Hard to know quite how to feel about the tempest that resulted when four members of the organization Moms Demand Action for Gun Sense got together for a lunchtime chat at Blue Mesa Grill in Arlington, Texas (a few miles from my own home turf, as it happens).

Members of the group Open Carry Texas showed up in a larger group of 15 or 20, carrying their assault rifles. It’s not illegal to carry “long guns” there, but it certainly raises a few questions of propriety and intent.

In purely practical terms, in an age of regular mass shootings and attempted mass shootings, showing up somewhere armed unavoidably raises the question, at least in NRA terms, is the person openly carrying a gun a “good guy” or a “bad guy?” Of course, this underlines the fact that even the perpetrators of mass shootings are “good guys” until they squeeze the trigger trying to hurt someone. If you see someone walk into a shopping mall with an assault rifle, should you congratulate them on exercising their Second Amendment rights, run away, or try to stop them?

“Protesting” by carrying a gun seems like a good way to cause or experience problems. The furor surrounding the incident seems to focus mostly on whether these folks were “intimidating” the Moms having their meeting. It seems self-evident that carrying a gun in public is intimidating in our era and culture, which is certainly a key to the psychology of wanting to do so. Arguing that it isn’t is a point that works on paper, but not so much in practice. We simply are no longer a culture in which people regularly carry. There was simply little reason to after the frontiers closed and hunting for food ceased to be necessity, and people have grown used to living in an unarmed world (discounting, of course, concealed weapons). We just aren’t used to it, outside of those in uniform. These folks seem disingenuous at best in arguing that intimidation wasn’t part of the equation.

Clearly, they were operating within the law. No one can fault them there. But is this kind of protest a decent thing to do, regardless of its legality? Hard to say–rather a gray zone, to say the least.

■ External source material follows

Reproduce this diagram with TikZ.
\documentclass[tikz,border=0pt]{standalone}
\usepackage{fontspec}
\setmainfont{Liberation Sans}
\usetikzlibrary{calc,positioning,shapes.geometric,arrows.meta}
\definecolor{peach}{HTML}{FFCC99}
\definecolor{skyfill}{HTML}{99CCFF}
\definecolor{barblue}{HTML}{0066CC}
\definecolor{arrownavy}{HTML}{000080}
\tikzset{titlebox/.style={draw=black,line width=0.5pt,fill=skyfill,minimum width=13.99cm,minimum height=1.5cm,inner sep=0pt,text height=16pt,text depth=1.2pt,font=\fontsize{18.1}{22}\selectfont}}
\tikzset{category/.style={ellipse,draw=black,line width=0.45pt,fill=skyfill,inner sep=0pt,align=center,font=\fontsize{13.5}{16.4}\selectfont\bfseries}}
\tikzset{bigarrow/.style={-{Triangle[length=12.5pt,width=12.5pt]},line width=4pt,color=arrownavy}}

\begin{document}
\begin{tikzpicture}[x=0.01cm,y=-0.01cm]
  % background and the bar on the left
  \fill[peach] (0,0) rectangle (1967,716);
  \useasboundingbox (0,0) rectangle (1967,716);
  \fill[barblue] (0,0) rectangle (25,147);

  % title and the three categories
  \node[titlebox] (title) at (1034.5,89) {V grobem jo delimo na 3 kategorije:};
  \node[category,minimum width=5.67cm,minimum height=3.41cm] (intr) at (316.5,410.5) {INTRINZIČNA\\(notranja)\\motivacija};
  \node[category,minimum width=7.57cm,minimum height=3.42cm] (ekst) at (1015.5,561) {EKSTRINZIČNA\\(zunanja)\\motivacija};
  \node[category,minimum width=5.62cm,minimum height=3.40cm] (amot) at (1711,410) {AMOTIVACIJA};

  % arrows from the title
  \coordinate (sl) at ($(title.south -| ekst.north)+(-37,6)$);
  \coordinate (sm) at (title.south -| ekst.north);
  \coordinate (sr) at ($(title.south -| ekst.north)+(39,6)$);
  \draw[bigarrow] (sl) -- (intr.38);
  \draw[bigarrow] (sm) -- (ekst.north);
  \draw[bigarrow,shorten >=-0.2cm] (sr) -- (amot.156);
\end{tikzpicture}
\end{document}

One thing’s for sure–the group released a photo in response to another that showed them in a less smiley and patriotic light. But even that photo, smiles and all, shows members of the group posing with finger near or on the trigger. That seems like an unambiguous nod in the direction of intimidation, not to mention bad judgment in the safety department.

ADDITIONAL: An interesting point amidst the sound and fury–saith our friend k: “Are you implying that mass shooters are former good-guys who carried guns in public until a point which they decided it would be a good idea to shoot a bunch of people? The facts don’t back that up.”

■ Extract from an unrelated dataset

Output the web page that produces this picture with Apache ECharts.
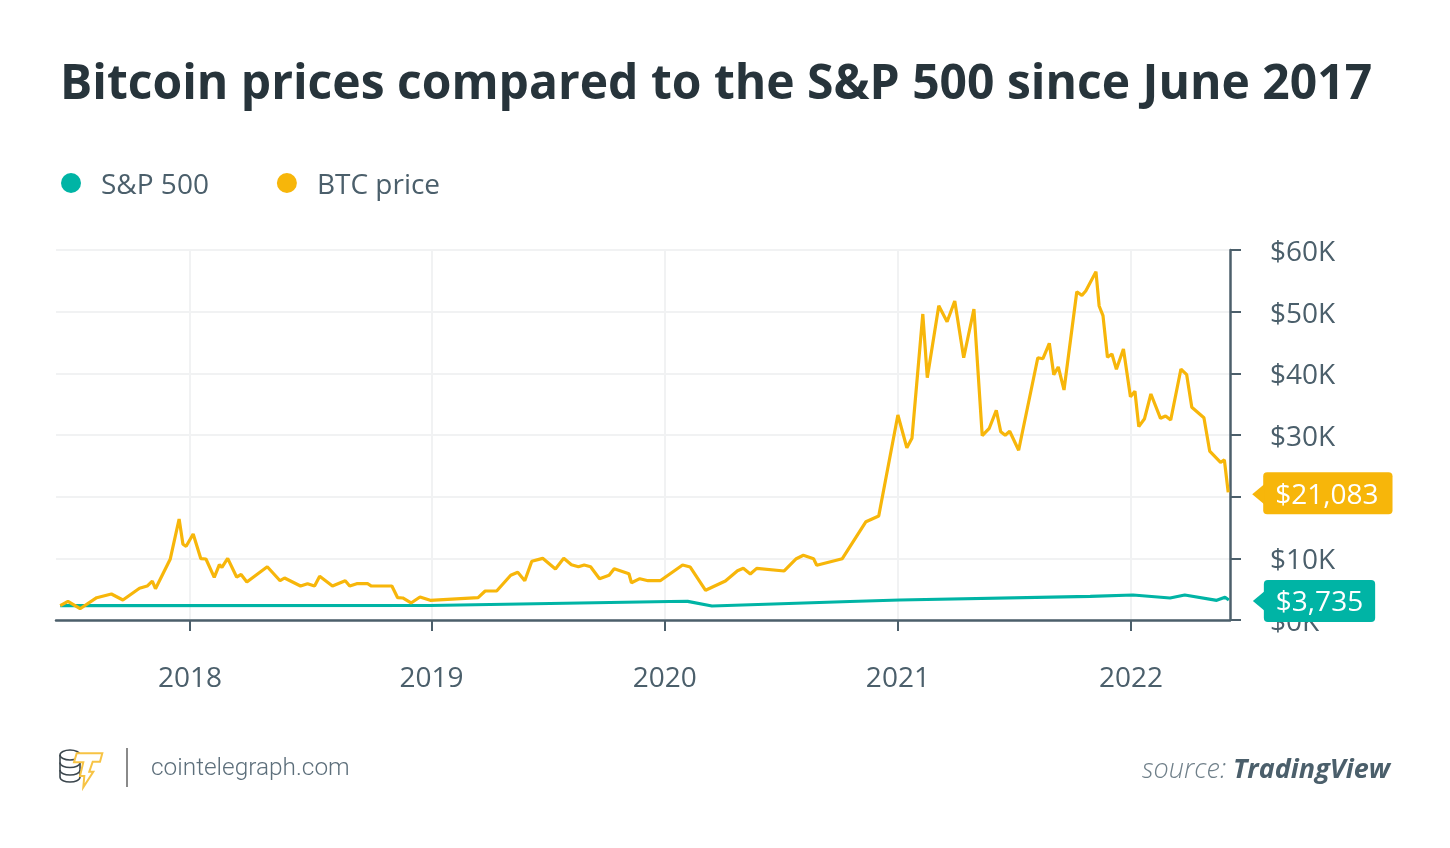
<!DOCTYPE html>
<html lang="en" style="height: 100%">
<head>
  <meta charset="utf-8">
</head>
<body style="height: 100%; margin: 0; background: #fff">
  <div id="container" style="height: 100%"></div>

  <script type="text/javascript" src="https://cdn.jsdelivr.net/npm/echarts@6/dist/echarts.min.js"></script>

  <script type="text/javascript">
    // x values are days counted from 1 Jan 2018
    var tickDays = [0, 378, 743, 1108, 1473];
    var tickLabels = ['2018', '2019', '2020', '2021', '2022'];

    var btcDays = [-203, -191, -172, -146, -123, -105, -79, -67, -59, -54, -31, -17, -11, -6, 5, 17, 25, 38, 46, 50, 59, 73, 80, 89, 121, 141, 148, 173, 184, 195, 203, 223, 243, 250, 261, 278, 284, 316, 325, 333, 346, 360, 376, 451, 462, 480, 502, 513, 524, 535, 552, 572, 585, 597, 608, 617, 627, 641, 656, 664, 687, 691, 704, 717, 736, 771, 783, 807, 838, 857, 866, 877, 887, 930, 949, 960, 976, 981, 1021, 1058, 1078, 1108, 1122, 1130, 1147, 1154, 1172, 1185, 1197, 1211, 1227, 1240, 1251, 1262, 1269, 1276, 1283, 1297, 1327, 1335, 1345, 1352, 1359, 1368, 1388, 1396, 1402, 1418, 1423, 1429, 1436, 1443, 1450, 1461, 1472, 1479, 1485, 1494, 1504, 1519, 1527, 1535, 1551, 1560, 1568, 1587, 1596, 1613, 1619, 1625];
    var btcPrice = [2320, 3030, 1830, 3620, 4220, 3240, 5140, 5510, 6320, 5080, 9840, 16380, 12280, 11950, 13950, 9940, 9890, 6920, 8970, 8550, 10000, 6970, 7380, 6160, 8640, 6370, 6810, 5510, 5890, 5510, 7090, 5510, 6370, 5510, 5890, 5890, 5510, 5510, 3620, 3570, 2760, 3730, 3190, 3620, 4700, 4700, 7250, 7740, 6370, 9520, 10000, 8270, 10000, 8970, 8640, 8920, 8640, 6700, 7250, 8320, 7510, 6050, 6700, 6370, 6370, 8920, 8590, 4820, 6320, 7990, 8380, 7460, 8380, 7950, 9940, 10490, 9940, 8870, 9940, 15940, 16860, 33240, 27940, 29460, 49620, 39290, 50970, 48370, 51730, 42530, 50430, 29890, 31090, 34000, 30530, 29950, 30600, 27520, 42530, 42370, 44870, 39780, 41030, 37300, 53240, 52650, 53350, 56480, 50920, 49350, 42600, 43130, 40650, 43950, 36210, 37090, 31350, 32640, 36650, 32710, 33080, 32430, 40700, 39780, 34490, 32800, 27400, 25570, 25950, 20700];

    var spDays = [-203, 376, 751, 779, 817, 1033, 1111, 1409, 1476, 1534, 1557, 1607, 1620, 1626];
    var spValue = [2320, 2350, 3000, 3030, 2270, 3000, 3240, 3840, 4050, 3570, 4050, 3190, 3680, 3240];

    var endTagBtc = '$21,083';
    var endTagSp = '$3,735';

    var yTicksMax = 60000;
    var textColor = '#4b5f6b';
    var axisColor = '#4c5f6b';
    var gridColor = '#f1f2f3';
    var btcColor = '#f7b60a';
    var spColor = '#00b4a5';

    function zip(xs, ys) {
      return xs.map(function (x, i) { return [x, ys[i]]; });
    }

    function lineSeries(name, color, days, values, tag, labelOffset, arrowOffset, tagPadRight) {
      var last = days.length - 1;
      return {
        name: name,
        type: 'line',
        data: zip(days, values),
        showSymbol: false,
        symbol: 'none',
        color: color,
        lineStyle: { color: color, width: 3.2 },
        endLabel: {
          show: true,
          formatter: '{t|' + tag + '}',
          distance: 35,
          offset: labelOffset,
          backgroundColor: color,
          borderRadius: 4,
          padding: [3, tagPadRight, 3, 12],
          rich: {
            t: {
              color: '#fff',
              fontFamily: 'Open Sans',
              fontSize: 28,
              lineHeight: 36,
              padding: [5, 0, 0, 0]
            }
          }
        },
        markPoint: {
          silent: true,
          symbol: 'triangle',
          symbolSize: [20, 12],
          symbolRotate: 90,
          symbolOffset: arrowOffset,
          itemStyle: { color: color },
          label: { show: false },
          data: [{ coord: [days[last], values[last]] }]
        }
      };
    }

    function coinCurve(y) {
      return {
        type: 'bezierCurve',
        shape: { x1: 60, y1: y, cpx1: 60, cpy1: y + 6.6, cpx2: 80, cpy2: y + 6.6, x2: 80, y2: y },
        style: { fill: 'none', stroke: '#3b464d', lineWidth: 1.6 }
      };
    }

    var dom = document.getElementById('container');
    var myChart = echarts.init(dom, null, { renderer: 'canvas' });

    var option = {
      animation: false,
      backgroundColor: '#fff',
      title: {
        text: 'Bitcoin prices compared to the S&P 500 since June 2017',
        left: 60,
        top: 61,
        padding: 0,
        textStyle: {
          fontFamily: 'Open Sans',
          fontWeight: 'bold',
          fontSize: 48,
          color: '#27343b'
        }
      },
      legend: {
        left: 61,
        top: 172,
        padding: 0,
        itemWidth: 20,
        itemHeight: 20,
        itemGap: 68,
        selectedMode: false,
        formatter: '{t|{name}}',
        textStyle: {
          padding: [0, 0, 0, 15],
          rich: {
            t: {
              fontFamily: 'Open Sans',
              fontSize: 28,
              color: textColor,
              padding: [6, 0, 0, 0]
            }
          }
        },
        data: [
          { name: 'S&P 500', icon: 'circle' },
          { name: 'BTC price', icon: 'circle' }
        ]
      },
      grid: { left: 56, right: 220, top: 250, bottom: 228 },
      xAxis: {
        type: 'value',
        min: -209.7,
        max: 1627.8,
        axisLine: { onZero: false, lineStyle: { color: axisColor, width: 2.5 } },
        axisTick: { length: 11, customValues: tickDays, lineStyle: { color: axisColor, width: 2 } },
        splitLine: { show: true, lineStyle: { color: gridColor, width: 2 } },
        axisLabel: {
          customValues: tickDays,
          margin: 45,
          fontFamily: 'Open Sans',
          fontSize: 28,
          color: textColor,
          formatter: function (v) { return tickLabels[tickDays.indexOf(v)]; }
        }
      },
      yAxis: {
        type: 'value',
        position: 'right',
        min: 0,
        max: yTicksMax,
        interval: 10000,
        axisLine: { show: true, onZero: false, lineStyle: { color: axisColor, width: 2.5 } },
        axisTick: { show: true, length: 11, lineStyle: { color: axisColor, width: 2 } },
        splitLine: { show: true, lineStyle: { color: gridColor, width: 2 } },
        axisLabel: {
          margin: 40,
          verticalAlign: 'top',
          lineHeight: 6,
          fontFamily: 'Open Sans',
          fontSize: 28,
          color: textColor,
          formatter: function (v) { return '$' + v / 1000 + 'K'; }
        }
      },
      series: [
        lineSeries('S&P 500', spColor, spDays, spValue, endTagSp, [0, 1], [30, 1], 12),
        lineSeries('BTC price', btcColor, btcDays, btcPrice, endTagBtc, [0, 1], [30, 2], 14)
      ],
      graphic: [
        {
          type: 'ellipse',
          shape: { cx: 70, cy: 755, rx: 10, ry: 5 },
          style: { fill: 'none', stroke: '#3b464d', lineWidth: 1.6 }
        },
        {
          type: 'line',
          shape: { x1: 60, y1: 755, x2: 60, y2: 777 },
          style: { stroke: '#3b464d', lineWidth: 1.6 }
        },
        {
          type: 'line',
          shape: { x1: 80, y1: 755, x2: 80, y2: 777 },
          style: { stroke: '#3b464d', lineWidth: 1.6 }
        },
        coinCurve(762.5),
        coinCurve(770),
        coinCurve(777),
        {
          type: 'polygon',
          shape: {
            points: [[76.7, 753.3], [102.3, 753.3], [100, 761.7], [92.7, 761.7], [89.3, 771.7], [93.3, 771.7], [83.3, 787.3], [84.3, 776], [80, 776], [83.3, 762.3], [74, 762.3]]
          },
          style: { fill: '#fff', stroke: '#f7c344', lineWidth: 2 }
        },
        {
          type: 'line',
          shape: { x1: 127, y1: 748, x2: 127, y2: 787 },
          style: { stroke: '#8a8a8a', lineWidth: 2 }
        },
        {
          type: 'text',
          left: 151,
          top: 757,
          style: {
            text: 'cointelegraph.com',
            font: '300 24.4px Roboto',
            fill: '#5d6f7b'
          }
        },
        {
          type: 'text',
          right: 60,
          top: 757,
          style: {
            text: '{a|source: }{b|TradingView}',
            rich: {
              a: { font: 'italic 300 27px "Open Sans"', fill: '#6f7f89' },
              b: { font: 'italic bold 27px "Open Sans"', fill: '#4b5f6b' }
            }
          }
        }
      ]
    };

    myChart.setOption(option);
    window.addEventListener('resize', myChart.resize);
  </script>
</body>
</html>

However, that is what our legal system demands–innocent until proven guilty. Until someone breaks a law, their legal status is unquestionably innocent, i.e. “a good guy.” Maybe they carry a gun publicly, maybe they don’t. Immaterial. They aren’t even a “bad guy” once they decide “it would be a good idea to shoot a bunch of people.” Action is necessary to become “bad,” unless you prefer Minority Report approaches. Only once the trigger gets pulled in a shooting incident is that “good guy” a “bad guy.”

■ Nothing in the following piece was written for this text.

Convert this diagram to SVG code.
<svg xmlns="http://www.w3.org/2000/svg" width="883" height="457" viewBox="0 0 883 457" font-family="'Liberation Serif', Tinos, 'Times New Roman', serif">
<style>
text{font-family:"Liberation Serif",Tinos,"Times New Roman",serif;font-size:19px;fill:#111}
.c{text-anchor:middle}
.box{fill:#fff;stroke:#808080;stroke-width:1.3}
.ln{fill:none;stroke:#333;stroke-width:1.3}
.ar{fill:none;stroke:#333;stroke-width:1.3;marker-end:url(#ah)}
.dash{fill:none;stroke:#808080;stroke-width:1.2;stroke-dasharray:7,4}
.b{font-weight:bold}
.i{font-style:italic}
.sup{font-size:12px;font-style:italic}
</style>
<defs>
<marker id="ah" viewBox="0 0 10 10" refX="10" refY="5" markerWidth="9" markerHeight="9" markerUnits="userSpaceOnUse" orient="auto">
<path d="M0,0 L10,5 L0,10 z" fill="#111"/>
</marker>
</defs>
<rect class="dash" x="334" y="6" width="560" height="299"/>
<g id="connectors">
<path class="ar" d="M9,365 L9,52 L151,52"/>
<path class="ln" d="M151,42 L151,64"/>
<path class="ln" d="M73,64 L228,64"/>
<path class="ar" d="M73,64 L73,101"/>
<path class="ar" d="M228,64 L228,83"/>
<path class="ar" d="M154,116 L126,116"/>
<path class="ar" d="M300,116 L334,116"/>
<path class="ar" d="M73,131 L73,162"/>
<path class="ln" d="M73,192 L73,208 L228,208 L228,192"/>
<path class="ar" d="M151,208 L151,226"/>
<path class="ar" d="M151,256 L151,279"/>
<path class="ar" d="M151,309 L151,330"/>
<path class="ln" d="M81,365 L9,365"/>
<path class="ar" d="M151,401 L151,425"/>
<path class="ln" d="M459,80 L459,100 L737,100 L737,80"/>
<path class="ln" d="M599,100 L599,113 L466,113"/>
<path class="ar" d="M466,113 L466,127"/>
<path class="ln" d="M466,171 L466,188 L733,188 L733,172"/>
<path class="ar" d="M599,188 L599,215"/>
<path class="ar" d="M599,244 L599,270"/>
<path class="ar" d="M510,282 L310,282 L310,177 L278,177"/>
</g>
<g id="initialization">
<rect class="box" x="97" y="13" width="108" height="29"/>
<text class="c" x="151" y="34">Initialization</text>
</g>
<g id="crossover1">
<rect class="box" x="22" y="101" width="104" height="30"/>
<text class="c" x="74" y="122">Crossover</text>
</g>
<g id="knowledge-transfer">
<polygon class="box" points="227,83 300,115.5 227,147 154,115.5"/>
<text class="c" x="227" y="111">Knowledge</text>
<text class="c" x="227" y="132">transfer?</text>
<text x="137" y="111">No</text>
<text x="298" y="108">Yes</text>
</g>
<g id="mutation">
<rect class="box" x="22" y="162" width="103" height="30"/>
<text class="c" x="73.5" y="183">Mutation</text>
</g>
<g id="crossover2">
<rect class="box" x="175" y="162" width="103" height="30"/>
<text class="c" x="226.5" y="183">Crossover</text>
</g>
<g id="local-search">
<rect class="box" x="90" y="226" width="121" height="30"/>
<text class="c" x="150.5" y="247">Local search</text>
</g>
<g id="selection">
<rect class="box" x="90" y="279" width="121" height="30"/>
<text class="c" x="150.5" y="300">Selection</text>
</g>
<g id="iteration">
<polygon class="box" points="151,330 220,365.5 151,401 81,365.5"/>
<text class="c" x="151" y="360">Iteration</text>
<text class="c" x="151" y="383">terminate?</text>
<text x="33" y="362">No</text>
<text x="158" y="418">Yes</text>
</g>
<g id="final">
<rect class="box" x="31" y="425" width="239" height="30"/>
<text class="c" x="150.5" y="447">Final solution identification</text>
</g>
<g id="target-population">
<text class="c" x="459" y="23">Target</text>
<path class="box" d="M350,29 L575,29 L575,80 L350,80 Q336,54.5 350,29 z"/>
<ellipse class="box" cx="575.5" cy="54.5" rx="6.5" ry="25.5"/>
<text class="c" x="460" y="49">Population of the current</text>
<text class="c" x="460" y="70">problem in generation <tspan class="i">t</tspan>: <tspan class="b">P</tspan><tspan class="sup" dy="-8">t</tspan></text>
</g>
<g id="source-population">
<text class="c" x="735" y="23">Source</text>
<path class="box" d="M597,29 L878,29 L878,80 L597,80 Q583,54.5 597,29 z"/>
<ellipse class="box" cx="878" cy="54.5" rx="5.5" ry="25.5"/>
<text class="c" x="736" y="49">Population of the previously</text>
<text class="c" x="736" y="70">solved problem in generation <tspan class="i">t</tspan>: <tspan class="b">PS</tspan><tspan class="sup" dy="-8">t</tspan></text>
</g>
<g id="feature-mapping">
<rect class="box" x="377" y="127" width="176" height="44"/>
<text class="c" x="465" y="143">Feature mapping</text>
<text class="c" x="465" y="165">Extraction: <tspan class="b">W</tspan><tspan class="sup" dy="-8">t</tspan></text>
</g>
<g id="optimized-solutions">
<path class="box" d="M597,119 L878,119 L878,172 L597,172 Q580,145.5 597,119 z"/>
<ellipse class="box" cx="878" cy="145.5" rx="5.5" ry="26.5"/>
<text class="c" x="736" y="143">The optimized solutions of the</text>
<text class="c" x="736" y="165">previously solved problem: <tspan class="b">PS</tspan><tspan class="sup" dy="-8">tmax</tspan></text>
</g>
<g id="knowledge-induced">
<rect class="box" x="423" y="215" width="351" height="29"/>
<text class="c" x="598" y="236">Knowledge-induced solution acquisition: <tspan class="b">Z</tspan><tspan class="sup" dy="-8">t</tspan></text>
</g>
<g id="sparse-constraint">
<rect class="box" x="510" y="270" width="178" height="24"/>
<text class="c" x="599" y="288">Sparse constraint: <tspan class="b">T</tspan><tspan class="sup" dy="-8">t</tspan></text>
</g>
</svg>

The perpetrator might show signs beforehand, but also might not. Even if they do, they haven’t done anything. They are law-abiding citizens.

Our legal system doesn’t allow for it to be any other way. So yes, the facts, the Constitution, and the legal system most assuredly and unavoidably do back that up.

Though personally, I think showing up in a public space with a rifle over your shoulder would make a heck of a lot of people, gun owners/carriers or no, extremely nervous. Even if it’s technically legal. Because no one knows your plans, and guns are notorious for being used to send projectiles out their barrels.